• What the exercise asks
Take the material below and retype it in full; pictures are left out.

• Available data
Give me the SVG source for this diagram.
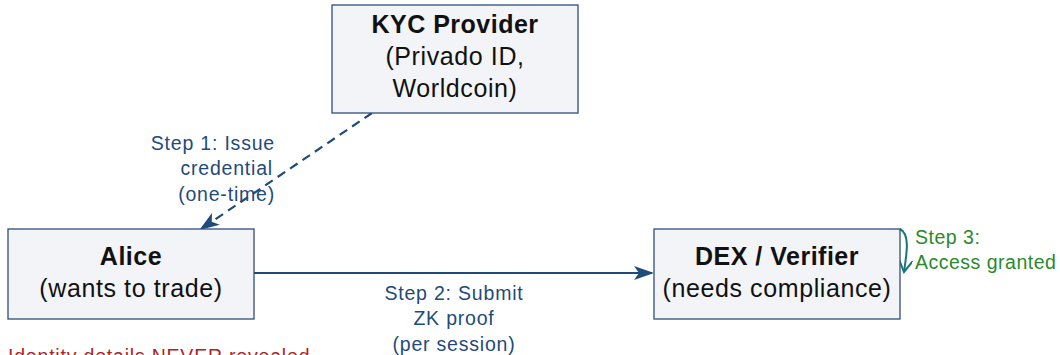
<svg xmlns="http://www.w3.org/2000/svg" width="1060" height="355" viewBox="0 0 1060 355">
<defs>
<style>
.box{fill:#f3f4f7;stroke:#2e4f7a;stroke-width:1.3}
.t{font-family:"Liberation Sans",Arial,sans-serif;font-size:25px;fill:#111;text-anchor:middle;letter-spacing:0.6px}
.b{font-weight:bold;letter-spacing:0.5px}
.lbl{font-family:"Liberation Sans",Arial,sans-serif;font-size:19.5px;fill:#1f4b7a;letter-spacing:0.8px}
.edge{fill:none;stroke:#1f4b7a;stroke-width:2.2}
</style>
<marker id="ahb" viewBox="0 0 20 14" refX="18" refY="7" markerWidth="20" markerHeight="14" markerUnits="userSpaceOnUse" orient="auto">
<path d="M0,0 L20,7 L0,14 L5,7 z" fill="#1f4b7a"/>
</marker>
<marker id="aht" viewBox="0 0 14 14" refX="12" refY="7" markerWidth="14" markerHeight="14" markerUnits="userSpaceOnUse" orient="auto">
<path d="M0,0 L12,7 L0,14" fill="none" stroke="#16777a" stroke-width="2"/>
</marker>
</defs>
<g id="connectors">
<path class="edge" d="M372,113 L201,229" stroke-dasharray="9,6" marker-end="url(#ahb)"/>
<path class="edge" d="M254,273 L652,273" marker-end="url(#ahb)"/>
<path d="M900,229 C910,234 907,252 904,272" fill="none" stroke="#16777a" stroke-width="2" marker-end="url(#aht)"/>
<text class="lbl" text-anchor="end"><tspan x="275" y="150">Step 1:  Issue</tspan><tspan x="273" y="175">credential</tspan><tspan x="275" y="201">(one-time)</tspan></text>
<text class="lbl" text-anchor="middle"><tspan x="454" y="300">Step 2:  Submit</tspan><tspan x="454" y="325">ZK proof</tspan><tspan x="454" y="351">(per session)</tspan></text>
<text class="lbl" style="fill:#2a8a2a;letter-spacing:0.5px"><tspan x="915" y="244">Step 3:</tspan><tspan x="915" y="269">Access granted</tspan></text>
</g>
<g id="kyc">
<rect class="box" x="332" y="5" width="246" height="108"/>
<text class="t b" x="455" y="33">KYC Provider</text>
<text class="t" x="455" y="65">(Privado ID,</text>
<text class="t" x="455" y="97">Worldcoin)</text>
</g>
<g id="alice">
<rect class="box" x="8" y="229" width="246" height="90"/>
<text class="t b" x="131" y="265">Alice</text>
<text class="t" x="131" y="297">(wants to trade)</text>
</g>
<g id="dex">
<rect class="box" x="654" y="229" width="246" height="90"/>
<text class="t b" x="777" y="265">DEX / Verifier</text>
<text class="t" x="777" y="297">(needs compliance)</text>
</g>
<text x="8" y="363" style="font-family:'Liberation Sans',Arial,sans-serif;font-size:19.5px;fill:#b22222;letter-spacing:0.8px">Identity details NEVER revealed</text>
</svg>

• Problem solution
Give me the SVG source for this diagram.
<svg xmlns="http://www.w3.org/2000/svg" width="1060" height="355" viewBox="0 0 1060 355">
<defs>
<style>
.box{fill:#f3f4f7;stroke:#2e4f7a;stroke-width:1.3}
.t{font-family:"Liberation Sans",Arial,sans-serif;font-size:25px;fill:#111;text-anchor:middle;letter-spacing:0.6px}
.b{font-weight:bold;letter-spacing:0.5px}
.lbl{font-family:"Liberation Sans",Arial,sans-serif;font-size:19.5px;fill:#1f4b7a;letter-spacing:0.8px}
.edge{fill:none;stroke:#1f4b7a;stroke-width:2.2}
</style>
<marker id="ahb" viewBox="0 0 20 14" refX="18" refY="7" markerWidth="20" markerHeight="14" markerUnits="userSpaceOnUse" orient="auto">
<path d="M0,0 L20,7 L0,14 L5,7 z" fill="#1f4b7a"/>
</marker>
<marker id="aht" viewBox="0 0 14 14" refX="12" refY="7" markerWidth="14" markerHeight="14" markerUnits="userSpaceOnUse" orient="auto">
<path d="M0,0 L12,7 L0,14" fill="none" stroke="#16777a" stroke-width="2"/>
</marker>
</defs>
<g id="connectors">
<path class="edge" d="M372,113 L201,229" stroke-dasharray="9,6" marker-end="url(#ahb)"/>
<path class="edge" d="M254,273 L652,273" marker-end="url(#ahb)"/>
<path d="M900,229 C910,234 907,252 904,272" fill="none" stroke="#16777a" stroke-width="2" marker-end="url(#aht)"/>
<text class="lbl" text-anchor="end"><tspan x="275" y="150">Step 1:  Issue</tspan><tspan x="273" y="175">credential</tspan><tspan x="275" y="201">(one-time)</tspan></text>
<text class="lbl" text-anchor="middle"><tspan x="454" y="300">Step 2:  Submit</tspan><tspan x="454" y="325">ZK proof</tspan><tspan x="454" y="351">(per session)</tspan></text>
<text class="lbl" style="fill:#2a8a2a;letter-spacing:0.5px"><tspan x="915" y="244">Step 3:</tspan><tspan x="915" y="269">Access granted</tspan></text>
</g>
<g id="kyc">
<rect class="box" x="332" y="5" width="246" height="108"/>
<text class="t b" x="455" y="33">KYC Provider</text>
<text class="t" x="455" y="65">(Privado ID,</text>
<text class="t" x="455" y="97">Worldcoin)</text>
</g>
<g id="alice">
<rect class="box" x="8" y="229" width="246" height="90"/>
<text class="t b" x="131" y="265">Alice</text>
<text class="t" x="131" y="297">(wants to trade)</text>
</g>
<g id="dex">
<rect class="box" x="654" y="229" width="246" height="90"/>
<text class="t b" x="777" y="265">DEX / Verifier</text>
<text class="t" x="777" y="297">(needs compliance)</text>
</g>
<text x="8" y="363" style="font-family:'Liberation Sans',Arial,sans-serif;font-size:19.5px;fill:#b22222;letter-spacing:0.8px">Identity details NEVER revealed</text>
</svg>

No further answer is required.